-- Start --

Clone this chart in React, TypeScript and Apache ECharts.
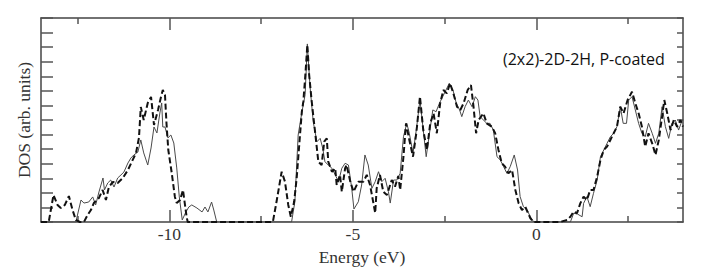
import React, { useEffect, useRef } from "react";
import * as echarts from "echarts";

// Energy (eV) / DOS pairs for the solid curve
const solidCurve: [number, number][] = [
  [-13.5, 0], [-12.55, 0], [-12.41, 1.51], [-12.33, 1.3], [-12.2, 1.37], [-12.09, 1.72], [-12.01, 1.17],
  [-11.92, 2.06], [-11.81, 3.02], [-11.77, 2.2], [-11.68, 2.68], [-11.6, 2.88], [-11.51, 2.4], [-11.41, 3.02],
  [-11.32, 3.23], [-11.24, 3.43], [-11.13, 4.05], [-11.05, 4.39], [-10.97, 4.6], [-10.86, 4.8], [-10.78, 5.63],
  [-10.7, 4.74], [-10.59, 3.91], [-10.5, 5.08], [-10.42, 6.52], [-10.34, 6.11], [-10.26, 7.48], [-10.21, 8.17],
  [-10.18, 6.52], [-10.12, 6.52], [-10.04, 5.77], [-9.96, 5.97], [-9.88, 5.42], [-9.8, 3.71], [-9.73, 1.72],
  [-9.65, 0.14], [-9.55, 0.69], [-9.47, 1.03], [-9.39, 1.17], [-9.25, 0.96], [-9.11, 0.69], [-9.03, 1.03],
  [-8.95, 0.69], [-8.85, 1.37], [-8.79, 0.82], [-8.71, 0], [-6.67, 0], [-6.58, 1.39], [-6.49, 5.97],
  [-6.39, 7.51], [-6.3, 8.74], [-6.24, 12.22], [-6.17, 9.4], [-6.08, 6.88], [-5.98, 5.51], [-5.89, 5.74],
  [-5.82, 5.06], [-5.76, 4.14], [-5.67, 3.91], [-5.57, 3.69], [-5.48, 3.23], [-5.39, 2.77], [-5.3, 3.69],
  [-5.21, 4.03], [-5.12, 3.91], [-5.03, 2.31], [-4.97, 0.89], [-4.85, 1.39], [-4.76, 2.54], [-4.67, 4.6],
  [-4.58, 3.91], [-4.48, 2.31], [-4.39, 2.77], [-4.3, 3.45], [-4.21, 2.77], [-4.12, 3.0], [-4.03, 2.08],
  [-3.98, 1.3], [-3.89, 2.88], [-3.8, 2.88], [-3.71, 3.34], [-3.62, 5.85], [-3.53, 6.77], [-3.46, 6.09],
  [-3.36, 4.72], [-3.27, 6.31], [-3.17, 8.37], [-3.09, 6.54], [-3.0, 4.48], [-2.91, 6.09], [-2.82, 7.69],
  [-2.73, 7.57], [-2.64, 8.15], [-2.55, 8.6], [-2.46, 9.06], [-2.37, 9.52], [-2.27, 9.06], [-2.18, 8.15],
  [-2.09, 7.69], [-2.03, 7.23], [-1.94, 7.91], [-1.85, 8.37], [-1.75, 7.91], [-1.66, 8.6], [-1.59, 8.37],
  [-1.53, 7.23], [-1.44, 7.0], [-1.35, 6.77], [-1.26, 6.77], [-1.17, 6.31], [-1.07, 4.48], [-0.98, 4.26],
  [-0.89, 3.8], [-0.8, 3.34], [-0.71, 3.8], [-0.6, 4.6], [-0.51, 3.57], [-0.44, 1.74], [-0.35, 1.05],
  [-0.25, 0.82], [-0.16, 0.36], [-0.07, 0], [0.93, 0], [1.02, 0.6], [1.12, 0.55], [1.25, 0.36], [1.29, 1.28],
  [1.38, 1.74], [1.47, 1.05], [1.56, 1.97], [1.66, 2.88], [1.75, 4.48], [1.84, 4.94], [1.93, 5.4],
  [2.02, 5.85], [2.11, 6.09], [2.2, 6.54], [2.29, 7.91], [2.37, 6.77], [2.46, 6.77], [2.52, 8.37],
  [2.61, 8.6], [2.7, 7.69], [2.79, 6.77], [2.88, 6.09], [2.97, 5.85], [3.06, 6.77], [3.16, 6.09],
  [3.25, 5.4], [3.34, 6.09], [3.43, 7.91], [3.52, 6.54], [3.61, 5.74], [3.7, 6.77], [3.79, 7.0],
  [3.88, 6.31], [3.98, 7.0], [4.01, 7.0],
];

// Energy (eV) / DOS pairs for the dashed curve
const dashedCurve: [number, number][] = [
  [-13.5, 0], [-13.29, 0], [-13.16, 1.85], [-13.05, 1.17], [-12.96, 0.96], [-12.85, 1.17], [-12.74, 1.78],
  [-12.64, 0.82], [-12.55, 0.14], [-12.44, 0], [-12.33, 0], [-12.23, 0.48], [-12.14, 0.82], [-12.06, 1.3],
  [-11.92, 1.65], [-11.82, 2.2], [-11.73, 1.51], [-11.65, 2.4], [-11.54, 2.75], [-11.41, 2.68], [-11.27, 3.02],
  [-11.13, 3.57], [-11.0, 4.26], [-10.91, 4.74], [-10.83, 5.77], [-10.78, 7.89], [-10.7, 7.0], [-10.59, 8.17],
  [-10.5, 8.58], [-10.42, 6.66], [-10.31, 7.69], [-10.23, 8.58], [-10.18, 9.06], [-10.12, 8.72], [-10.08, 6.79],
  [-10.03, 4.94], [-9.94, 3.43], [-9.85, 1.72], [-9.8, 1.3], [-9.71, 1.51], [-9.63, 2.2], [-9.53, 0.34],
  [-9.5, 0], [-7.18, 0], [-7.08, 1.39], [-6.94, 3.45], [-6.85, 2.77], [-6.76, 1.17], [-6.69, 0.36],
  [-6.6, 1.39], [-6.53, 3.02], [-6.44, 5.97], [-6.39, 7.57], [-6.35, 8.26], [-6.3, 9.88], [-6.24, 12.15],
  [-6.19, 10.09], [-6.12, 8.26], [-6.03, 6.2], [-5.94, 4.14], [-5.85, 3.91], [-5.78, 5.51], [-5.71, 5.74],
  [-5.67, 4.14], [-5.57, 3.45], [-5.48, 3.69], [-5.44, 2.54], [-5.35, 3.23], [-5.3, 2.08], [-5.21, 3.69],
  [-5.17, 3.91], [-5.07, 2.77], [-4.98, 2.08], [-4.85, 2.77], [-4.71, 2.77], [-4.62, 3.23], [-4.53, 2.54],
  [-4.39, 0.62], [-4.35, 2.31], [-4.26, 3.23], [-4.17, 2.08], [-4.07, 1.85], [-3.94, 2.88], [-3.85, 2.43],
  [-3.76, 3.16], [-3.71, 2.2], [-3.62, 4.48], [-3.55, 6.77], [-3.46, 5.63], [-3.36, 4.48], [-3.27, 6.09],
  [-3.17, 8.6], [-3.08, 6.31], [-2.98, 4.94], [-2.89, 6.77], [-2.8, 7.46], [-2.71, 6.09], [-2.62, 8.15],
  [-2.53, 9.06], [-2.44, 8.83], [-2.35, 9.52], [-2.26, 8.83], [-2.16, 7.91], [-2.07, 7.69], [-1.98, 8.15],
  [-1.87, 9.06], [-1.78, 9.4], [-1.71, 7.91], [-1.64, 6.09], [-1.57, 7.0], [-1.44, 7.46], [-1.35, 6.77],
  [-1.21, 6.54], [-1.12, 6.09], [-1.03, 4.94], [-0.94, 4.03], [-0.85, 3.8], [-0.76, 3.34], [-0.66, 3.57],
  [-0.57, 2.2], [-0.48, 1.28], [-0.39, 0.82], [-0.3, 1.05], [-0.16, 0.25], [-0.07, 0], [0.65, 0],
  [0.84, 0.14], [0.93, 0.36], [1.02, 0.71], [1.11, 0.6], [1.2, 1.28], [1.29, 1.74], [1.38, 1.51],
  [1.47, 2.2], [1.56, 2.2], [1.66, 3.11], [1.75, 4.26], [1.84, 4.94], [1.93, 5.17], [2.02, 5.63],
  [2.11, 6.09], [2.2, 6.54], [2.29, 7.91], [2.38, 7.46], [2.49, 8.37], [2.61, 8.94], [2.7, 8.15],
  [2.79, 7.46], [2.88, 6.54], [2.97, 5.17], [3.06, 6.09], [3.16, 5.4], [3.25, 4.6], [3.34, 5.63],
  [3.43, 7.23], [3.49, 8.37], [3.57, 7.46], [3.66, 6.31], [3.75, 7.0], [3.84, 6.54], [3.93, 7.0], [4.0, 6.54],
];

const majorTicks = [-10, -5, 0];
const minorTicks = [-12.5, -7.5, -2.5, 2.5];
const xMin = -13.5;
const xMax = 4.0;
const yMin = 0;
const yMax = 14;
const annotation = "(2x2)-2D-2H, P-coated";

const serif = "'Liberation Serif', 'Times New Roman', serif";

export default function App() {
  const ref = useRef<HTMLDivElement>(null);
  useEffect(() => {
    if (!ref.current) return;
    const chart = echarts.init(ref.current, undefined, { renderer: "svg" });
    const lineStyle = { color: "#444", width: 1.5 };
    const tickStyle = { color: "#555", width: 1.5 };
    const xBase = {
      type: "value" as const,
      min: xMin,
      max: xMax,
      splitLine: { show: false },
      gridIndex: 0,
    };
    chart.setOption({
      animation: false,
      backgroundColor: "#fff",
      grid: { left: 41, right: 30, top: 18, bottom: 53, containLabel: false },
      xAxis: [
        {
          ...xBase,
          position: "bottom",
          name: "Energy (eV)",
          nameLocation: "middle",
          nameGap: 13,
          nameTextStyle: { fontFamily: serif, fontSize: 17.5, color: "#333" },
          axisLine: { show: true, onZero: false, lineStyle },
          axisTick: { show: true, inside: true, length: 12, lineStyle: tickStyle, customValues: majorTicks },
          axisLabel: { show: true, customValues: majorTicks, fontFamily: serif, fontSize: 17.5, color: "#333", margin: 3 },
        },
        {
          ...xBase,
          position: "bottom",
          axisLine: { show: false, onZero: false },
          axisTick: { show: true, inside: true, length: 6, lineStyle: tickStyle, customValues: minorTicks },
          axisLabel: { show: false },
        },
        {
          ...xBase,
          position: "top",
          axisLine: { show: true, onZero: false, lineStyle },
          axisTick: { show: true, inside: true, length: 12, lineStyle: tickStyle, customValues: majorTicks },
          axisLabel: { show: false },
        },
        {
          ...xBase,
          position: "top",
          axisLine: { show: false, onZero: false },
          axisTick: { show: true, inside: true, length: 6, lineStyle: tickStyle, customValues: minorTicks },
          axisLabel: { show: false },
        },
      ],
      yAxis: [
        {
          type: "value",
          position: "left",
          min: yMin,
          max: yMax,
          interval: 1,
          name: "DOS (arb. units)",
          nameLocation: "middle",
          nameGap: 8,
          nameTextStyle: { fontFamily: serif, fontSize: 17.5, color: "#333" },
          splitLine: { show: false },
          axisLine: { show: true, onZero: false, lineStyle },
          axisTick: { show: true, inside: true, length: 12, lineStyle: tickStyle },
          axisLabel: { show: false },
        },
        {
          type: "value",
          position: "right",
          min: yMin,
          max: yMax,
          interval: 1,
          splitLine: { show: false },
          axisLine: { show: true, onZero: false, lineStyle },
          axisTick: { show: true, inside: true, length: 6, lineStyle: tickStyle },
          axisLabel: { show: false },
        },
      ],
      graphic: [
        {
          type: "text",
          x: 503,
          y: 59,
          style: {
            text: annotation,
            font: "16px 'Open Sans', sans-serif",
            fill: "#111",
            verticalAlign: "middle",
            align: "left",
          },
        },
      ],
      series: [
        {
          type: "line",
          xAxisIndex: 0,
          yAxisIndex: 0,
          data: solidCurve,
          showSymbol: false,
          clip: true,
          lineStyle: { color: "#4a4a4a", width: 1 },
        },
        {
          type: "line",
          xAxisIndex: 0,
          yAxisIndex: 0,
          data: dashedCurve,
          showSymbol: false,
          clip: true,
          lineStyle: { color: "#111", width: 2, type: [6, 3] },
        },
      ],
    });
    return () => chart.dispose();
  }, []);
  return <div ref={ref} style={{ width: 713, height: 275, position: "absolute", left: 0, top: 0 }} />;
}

-- End --

= PROBLEM DESCRIPTION =
Leave out the pictures and repeat exactly the lines from the start of the material through the line that contains "import * as", both included.

= WRITTEN REPLY =
Clone this chart in React, TypeScript and Apache ECharts.
import React, { useEffect, useRef } from "react";
import * as echarts from "echarts";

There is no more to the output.